Antioxidant treatment prevents the development of fructose-induced abdominal adipose tissue dysfunction

FARIÑA J; GAGLIARDINO JJ ET AL

CLINICAL SCIENCE (LONDON, ENGLAND : 1979)

PORTLAND PRESS LTD

Lugar: Londres; Año: 2013 vol. 125 p. 87 - 97

0143-5221

We tested the effect of OS (oxidative stress) inhibition in rats fed with an FRD (fructose-rich diet; 10% w/v in drinking water) for 3 weeks. Normal adult male rats received a standard CD (commercial diet) or an FRD without or with an inhibitor of NADPH-oxidase, APO (apocynin; 5 mM in drinking water; CD-APO and FRD-APO). We thereafter measured plasma OS and metabolic-endocrine markers, AAT (abdominal adipose tissue) mass and cell size, FA (fatty acid) composition (content and release), OS status, LEP (leptin) and IRS (insulin receptor substrate)-1/-2 mRNAs, ROS (reactive oxygen species) production, NADPH oxidase activity, and LEP release by isolated AAT adipocytes.
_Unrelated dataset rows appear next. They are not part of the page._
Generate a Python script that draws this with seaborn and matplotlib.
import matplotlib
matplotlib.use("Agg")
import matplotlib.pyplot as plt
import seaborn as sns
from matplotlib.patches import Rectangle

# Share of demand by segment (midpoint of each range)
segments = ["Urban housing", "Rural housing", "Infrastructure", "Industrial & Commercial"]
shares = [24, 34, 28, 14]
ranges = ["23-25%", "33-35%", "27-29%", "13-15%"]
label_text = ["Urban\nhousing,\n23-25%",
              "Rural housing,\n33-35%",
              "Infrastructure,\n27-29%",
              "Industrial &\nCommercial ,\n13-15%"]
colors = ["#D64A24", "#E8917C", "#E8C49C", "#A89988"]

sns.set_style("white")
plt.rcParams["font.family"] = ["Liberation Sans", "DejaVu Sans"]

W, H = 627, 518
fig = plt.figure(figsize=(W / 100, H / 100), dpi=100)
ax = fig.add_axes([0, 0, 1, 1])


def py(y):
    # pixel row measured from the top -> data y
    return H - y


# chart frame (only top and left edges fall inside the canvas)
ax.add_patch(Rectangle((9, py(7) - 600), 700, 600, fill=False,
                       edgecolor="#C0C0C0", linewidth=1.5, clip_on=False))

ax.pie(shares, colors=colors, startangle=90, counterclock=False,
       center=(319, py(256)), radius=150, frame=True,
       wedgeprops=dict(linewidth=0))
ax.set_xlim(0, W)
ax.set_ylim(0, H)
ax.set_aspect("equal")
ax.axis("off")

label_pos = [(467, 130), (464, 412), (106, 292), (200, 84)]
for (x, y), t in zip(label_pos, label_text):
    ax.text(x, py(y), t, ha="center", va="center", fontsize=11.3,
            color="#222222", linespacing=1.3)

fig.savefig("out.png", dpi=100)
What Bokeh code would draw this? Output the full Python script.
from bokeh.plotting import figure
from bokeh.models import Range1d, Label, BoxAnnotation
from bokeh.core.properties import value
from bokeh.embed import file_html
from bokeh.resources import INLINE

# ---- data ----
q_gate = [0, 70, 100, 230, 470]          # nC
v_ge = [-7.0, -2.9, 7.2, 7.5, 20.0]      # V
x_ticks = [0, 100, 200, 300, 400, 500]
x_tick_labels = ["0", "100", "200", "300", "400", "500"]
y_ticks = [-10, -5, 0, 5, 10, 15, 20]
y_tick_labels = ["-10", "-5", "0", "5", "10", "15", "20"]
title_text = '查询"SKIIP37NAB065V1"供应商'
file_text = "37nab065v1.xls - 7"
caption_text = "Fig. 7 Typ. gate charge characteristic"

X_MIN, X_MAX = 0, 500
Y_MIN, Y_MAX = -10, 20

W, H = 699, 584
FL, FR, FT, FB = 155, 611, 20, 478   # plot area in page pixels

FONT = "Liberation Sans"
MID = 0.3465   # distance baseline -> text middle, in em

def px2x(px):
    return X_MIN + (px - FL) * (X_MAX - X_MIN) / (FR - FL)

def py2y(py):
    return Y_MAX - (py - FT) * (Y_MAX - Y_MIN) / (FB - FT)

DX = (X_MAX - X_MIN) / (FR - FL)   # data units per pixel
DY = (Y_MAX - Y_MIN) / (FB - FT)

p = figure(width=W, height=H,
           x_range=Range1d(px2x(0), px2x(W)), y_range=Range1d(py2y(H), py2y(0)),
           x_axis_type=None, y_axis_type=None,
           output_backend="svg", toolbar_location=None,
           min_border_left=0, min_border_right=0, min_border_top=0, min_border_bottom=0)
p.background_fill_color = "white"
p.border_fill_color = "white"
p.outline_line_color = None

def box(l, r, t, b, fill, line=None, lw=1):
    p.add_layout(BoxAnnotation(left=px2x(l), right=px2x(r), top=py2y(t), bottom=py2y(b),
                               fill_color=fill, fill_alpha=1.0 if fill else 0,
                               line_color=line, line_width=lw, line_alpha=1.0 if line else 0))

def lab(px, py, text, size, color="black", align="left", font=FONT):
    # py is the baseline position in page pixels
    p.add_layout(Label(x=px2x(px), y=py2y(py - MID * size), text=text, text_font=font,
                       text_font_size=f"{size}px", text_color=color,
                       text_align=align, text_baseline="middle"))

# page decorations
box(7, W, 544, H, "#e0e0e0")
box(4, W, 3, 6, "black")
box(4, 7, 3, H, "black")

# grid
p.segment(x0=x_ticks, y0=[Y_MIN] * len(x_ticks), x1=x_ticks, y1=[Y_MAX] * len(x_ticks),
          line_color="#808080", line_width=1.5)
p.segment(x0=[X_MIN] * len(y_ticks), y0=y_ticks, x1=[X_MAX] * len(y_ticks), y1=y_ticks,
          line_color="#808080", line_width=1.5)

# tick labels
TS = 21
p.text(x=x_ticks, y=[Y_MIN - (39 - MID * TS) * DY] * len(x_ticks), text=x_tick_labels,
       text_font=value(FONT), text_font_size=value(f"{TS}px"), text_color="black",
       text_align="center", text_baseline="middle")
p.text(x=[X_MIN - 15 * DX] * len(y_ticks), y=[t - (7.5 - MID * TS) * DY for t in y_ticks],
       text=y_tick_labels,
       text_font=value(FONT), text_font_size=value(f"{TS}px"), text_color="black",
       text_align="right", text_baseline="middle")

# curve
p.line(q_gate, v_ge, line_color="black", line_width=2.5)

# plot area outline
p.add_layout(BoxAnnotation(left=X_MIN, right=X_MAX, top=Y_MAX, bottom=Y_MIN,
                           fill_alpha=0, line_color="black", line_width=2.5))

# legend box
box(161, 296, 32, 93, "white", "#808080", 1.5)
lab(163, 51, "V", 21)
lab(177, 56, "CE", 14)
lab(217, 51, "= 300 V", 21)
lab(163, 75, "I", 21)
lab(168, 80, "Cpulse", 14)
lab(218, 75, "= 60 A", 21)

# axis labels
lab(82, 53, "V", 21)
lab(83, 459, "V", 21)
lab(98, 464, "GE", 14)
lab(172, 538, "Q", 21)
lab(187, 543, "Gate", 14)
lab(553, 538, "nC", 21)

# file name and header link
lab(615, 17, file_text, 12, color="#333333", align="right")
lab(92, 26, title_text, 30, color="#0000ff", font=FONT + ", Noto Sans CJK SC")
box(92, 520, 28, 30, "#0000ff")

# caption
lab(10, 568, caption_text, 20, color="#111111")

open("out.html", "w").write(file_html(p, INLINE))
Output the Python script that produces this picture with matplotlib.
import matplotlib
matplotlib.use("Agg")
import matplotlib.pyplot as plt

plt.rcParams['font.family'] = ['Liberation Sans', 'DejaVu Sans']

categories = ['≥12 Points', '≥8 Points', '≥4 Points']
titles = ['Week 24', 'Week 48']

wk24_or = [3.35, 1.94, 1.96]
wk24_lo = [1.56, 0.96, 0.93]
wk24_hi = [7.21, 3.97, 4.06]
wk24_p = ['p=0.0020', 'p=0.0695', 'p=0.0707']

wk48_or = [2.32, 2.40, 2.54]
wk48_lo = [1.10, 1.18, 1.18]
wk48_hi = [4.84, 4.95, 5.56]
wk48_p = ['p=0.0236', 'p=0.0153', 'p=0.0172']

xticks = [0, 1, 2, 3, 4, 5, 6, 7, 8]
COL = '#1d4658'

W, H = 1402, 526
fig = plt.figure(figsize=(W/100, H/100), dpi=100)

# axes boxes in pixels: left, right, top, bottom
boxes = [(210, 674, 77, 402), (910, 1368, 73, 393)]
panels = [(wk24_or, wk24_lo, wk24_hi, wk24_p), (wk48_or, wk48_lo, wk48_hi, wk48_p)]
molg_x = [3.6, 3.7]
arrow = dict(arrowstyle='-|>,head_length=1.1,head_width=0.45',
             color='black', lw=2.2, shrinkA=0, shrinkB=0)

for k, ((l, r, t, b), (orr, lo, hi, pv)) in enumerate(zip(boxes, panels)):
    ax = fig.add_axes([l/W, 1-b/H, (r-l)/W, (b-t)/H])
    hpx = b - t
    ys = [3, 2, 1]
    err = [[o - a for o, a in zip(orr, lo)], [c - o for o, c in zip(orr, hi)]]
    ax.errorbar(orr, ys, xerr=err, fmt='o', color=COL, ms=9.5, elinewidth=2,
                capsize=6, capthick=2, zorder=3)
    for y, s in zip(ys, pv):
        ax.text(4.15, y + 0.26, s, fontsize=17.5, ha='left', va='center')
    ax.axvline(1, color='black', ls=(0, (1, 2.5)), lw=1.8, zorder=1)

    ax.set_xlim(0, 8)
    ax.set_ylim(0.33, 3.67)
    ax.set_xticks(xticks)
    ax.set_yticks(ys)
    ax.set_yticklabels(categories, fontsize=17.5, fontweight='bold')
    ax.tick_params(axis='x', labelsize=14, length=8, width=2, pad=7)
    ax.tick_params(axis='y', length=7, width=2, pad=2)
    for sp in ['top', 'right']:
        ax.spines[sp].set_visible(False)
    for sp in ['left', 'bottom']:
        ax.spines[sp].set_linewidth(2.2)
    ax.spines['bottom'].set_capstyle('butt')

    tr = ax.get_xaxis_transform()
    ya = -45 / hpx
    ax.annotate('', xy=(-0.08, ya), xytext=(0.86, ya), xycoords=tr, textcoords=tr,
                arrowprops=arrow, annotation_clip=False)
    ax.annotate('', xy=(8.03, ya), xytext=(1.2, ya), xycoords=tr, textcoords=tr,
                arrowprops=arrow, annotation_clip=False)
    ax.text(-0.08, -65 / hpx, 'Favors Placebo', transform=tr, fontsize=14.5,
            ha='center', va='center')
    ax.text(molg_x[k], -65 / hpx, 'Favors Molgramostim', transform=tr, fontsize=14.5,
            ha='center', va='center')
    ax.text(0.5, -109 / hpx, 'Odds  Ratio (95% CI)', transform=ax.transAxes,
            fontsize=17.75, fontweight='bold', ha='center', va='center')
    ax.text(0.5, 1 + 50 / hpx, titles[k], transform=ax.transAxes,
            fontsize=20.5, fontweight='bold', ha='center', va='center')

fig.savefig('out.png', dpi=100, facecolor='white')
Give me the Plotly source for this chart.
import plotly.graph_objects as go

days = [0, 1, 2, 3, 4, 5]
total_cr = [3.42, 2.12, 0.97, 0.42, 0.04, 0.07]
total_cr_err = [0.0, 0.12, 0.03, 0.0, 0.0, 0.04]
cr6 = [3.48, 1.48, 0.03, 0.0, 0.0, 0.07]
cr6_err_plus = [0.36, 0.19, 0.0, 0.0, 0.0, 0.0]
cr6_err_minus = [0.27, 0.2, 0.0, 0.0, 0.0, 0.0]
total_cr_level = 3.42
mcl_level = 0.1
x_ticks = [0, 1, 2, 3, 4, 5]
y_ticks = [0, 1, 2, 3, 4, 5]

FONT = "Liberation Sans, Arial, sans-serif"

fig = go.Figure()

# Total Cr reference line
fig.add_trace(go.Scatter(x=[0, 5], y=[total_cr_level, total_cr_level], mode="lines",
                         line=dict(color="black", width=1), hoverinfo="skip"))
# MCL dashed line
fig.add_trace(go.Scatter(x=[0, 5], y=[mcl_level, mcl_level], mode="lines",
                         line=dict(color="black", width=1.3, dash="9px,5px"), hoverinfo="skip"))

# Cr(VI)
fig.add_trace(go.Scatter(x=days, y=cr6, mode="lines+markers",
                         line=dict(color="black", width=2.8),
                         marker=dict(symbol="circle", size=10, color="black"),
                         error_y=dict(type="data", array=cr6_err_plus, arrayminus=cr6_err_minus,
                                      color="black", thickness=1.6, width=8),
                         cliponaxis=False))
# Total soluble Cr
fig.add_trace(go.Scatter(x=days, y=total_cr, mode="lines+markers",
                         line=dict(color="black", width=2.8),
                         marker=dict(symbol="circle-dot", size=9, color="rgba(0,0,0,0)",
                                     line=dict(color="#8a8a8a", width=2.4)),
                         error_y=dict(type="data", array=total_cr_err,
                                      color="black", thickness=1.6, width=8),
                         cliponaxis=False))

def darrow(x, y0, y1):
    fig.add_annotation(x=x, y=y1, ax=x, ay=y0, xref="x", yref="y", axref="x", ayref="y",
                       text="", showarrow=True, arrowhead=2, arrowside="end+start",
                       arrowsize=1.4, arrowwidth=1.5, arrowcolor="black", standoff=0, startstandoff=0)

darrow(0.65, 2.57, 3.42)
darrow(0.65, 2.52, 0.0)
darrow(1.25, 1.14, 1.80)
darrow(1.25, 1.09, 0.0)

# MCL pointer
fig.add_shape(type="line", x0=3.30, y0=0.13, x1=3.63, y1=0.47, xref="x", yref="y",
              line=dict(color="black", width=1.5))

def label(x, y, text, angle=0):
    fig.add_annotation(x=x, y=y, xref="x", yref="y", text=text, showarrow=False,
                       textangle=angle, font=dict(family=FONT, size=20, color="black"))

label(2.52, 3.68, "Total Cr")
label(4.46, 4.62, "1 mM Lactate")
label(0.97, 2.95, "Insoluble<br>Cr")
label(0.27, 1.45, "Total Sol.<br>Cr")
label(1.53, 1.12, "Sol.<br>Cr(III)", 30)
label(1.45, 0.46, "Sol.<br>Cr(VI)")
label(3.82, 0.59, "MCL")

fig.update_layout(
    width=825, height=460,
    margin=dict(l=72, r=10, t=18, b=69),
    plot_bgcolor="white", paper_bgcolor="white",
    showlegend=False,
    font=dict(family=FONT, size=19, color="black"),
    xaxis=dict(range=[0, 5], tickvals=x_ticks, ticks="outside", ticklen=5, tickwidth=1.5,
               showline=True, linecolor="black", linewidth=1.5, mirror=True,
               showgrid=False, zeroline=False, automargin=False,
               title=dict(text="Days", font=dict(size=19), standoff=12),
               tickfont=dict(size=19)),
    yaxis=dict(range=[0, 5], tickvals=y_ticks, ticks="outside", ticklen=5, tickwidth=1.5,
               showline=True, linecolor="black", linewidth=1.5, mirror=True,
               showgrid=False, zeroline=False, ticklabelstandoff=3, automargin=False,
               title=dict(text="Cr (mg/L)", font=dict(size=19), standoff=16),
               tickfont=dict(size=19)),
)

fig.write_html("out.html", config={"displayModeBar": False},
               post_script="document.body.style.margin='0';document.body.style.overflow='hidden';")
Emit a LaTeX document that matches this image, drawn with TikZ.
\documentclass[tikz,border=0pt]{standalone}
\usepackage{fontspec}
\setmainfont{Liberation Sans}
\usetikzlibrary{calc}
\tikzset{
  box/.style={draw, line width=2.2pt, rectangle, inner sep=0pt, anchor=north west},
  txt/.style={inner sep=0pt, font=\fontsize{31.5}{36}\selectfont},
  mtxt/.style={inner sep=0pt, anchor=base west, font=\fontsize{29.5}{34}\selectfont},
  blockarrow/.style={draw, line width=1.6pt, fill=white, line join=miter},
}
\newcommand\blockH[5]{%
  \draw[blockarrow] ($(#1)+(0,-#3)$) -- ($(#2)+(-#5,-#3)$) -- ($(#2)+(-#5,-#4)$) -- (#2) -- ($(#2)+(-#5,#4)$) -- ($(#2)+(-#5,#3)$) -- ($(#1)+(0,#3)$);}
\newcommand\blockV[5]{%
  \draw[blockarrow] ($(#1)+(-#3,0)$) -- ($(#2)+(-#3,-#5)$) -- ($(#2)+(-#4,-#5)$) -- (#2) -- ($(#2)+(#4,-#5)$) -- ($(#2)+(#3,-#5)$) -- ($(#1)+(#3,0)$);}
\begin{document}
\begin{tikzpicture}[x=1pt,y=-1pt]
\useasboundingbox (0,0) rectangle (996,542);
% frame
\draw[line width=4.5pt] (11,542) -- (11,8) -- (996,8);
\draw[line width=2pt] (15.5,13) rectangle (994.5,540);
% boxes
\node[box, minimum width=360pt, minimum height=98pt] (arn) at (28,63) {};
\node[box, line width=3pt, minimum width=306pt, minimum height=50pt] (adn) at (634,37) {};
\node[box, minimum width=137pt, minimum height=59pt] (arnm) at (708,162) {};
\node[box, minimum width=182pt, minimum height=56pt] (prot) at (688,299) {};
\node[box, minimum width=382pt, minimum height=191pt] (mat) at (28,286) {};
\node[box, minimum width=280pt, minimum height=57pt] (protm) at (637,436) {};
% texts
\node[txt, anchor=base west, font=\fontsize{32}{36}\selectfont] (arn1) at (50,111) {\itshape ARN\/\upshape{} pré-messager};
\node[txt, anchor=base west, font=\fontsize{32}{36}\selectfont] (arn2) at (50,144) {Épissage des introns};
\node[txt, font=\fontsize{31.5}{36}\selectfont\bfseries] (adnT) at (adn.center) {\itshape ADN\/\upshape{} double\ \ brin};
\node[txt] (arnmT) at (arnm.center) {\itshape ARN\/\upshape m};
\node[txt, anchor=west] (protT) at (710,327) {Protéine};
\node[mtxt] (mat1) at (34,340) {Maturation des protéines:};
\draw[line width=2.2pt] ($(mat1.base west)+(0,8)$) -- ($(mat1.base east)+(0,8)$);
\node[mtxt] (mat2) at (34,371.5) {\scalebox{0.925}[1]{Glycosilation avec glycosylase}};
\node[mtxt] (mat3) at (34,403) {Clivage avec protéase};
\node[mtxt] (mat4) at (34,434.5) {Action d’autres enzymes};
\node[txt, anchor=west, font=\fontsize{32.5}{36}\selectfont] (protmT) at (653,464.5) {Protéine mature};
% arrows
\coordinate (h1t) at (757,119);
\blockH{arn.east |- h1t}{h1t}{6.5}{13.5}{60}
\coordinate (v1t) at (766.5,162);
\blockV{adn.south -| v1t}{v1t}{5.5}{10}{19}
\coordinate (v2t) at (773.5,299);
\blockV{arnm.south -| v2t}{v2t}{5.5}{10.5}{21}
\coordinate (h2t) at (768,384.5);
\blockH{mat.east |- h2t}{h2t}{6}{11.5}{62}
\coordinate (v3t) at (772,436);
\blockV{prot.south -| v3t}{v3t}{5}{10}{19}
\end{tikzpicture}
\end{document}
FRD rats had larger AAT mass without changes in body weight, and higher plasma levels of triglycerides, FAs, TBARS and LEP. While no significant changes in glucose and insulin plasma levels were observed in these animals, their HOMA-IR (homeostasis model of assessment of insulin resistance) values were significantly higher than those of CD. The AAT from FRD rats had larger adipocytes, higher saturated FAs content, higher NADPH oxidase activity, greater ROS production, a distorted FAs content/release pattern, lower insulin sensitivity together with higher and lower mRNA content of LEP and IRS-1-/2, respectively, and released a larger amount of LEP. The development of all the clinical, OS, metabolic, endocrine and molecular changes induced by the FRD were significantly prevented by APO co-administration. The fact that APO treatment prevented both changes in NADPH oxidase activity and the development of all the FRD-induced AAT dysfunctions in normal rats, strongly suggests that OS plays a main role in the FRD-induced metabolic syndrome phenotype.